▸ **Required work**
Write out every entry word for word.

──────────────────────────────

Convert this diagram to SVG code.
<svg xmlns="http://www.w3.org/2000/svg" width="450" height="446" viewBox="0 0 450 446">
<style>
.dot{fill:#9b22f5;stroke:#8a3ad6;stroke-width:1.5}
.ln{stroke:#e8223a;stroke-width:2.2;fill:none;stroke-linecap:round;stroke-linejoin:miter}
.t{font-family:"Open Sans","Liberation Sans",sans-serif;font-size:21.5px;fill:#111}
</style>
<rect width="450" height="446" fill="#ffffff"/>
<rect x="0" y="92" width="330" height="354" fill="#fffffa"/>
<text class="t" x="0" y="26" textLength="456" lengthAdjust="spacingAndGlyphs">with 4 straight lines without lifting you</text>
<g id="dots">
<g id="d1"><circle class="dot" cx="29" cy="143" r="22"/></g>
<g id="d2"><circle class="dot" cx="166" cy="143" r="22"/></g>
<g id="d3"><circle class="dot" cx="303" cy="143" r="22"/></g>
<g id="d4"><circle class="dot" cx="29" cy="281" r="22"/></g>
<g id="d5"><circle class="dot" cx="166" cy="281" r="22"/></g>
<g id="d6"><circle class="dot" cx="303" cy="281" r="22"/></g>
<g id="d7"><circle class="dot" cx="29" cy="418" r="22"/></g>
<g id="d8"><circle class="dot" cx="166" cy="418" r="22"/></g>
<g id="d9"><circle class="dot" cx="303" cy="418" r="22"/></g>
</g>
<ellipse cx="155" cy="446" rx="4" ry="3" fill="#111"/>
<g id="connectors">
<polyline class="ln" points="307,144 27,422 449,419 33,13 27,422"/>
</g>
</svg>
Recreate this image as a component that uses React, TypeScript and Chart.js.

──────────────────────────────

▸ **Written answer**
Convert this diagram to SVG code.
<svg xmlns="http://www.w3.org/2000/svg" width="450" height="446" viewBox="0 0 450 446">
<style>
.dot{fill:#9b22f5;stroke:#8a3ad6;stroke-width:1.5}
.ln{stroke:#e8223a;stroke-width:2.2;fill:none;stroke-linecap:round;stroke-linejoin:miter}
.t{font-family:"Open Sans","Liberation Sans",sans-serif;font-size:21.5px;fill:#111}
</style>
<rect width="450" height="446" fill="#ffffff"/>
<rect x="0" y="92" width="330" height="354" fill="#fffffa"/>
<text class="t" x="0" y="26" textLength="456" lengthAdjust="spacingAndGlyphs">with 4 straight lines without lifting you</text>
<g id="dots">
<g id="d1"><circle class="dot" cx="29" cy="143" r="22"/></g>
<g id="d2"><circle class="dot" cx="166" cy="143" r="22"/></g>
<g id="d3"><circle class="dot" cx="303" cy="143" r="22"/></g>
<g id="d4"><circle class="dot" cx="29" cy="281" r="22"/></g>
<g id="d5"><circle class="dot" cx="166" cy="281" r="22"/></g>
<g id="d6"><circle class="dot" cx="303" cy="281" r="22"/></g>
<g id="d7"><circle class="dot" cx="29" cy="418" r="22"/></g>
<g id="d8"><circle class="dot" cx="166" cy="418" r="22"/></g>
<g id="d9"><circle class="dot" cx="303" cy="418" r="22"/></g>
</g>
<ellipse cx="155" cy="446" rx="4" ry="3" fill="#111"/>
<g id="connectors">
<polyline class="ln" points="307,144 27,422 449,419 33,13 27,422"/>
</g>
</svg>
Recreate this image as a component that uses React, TypeScript and Chart.js.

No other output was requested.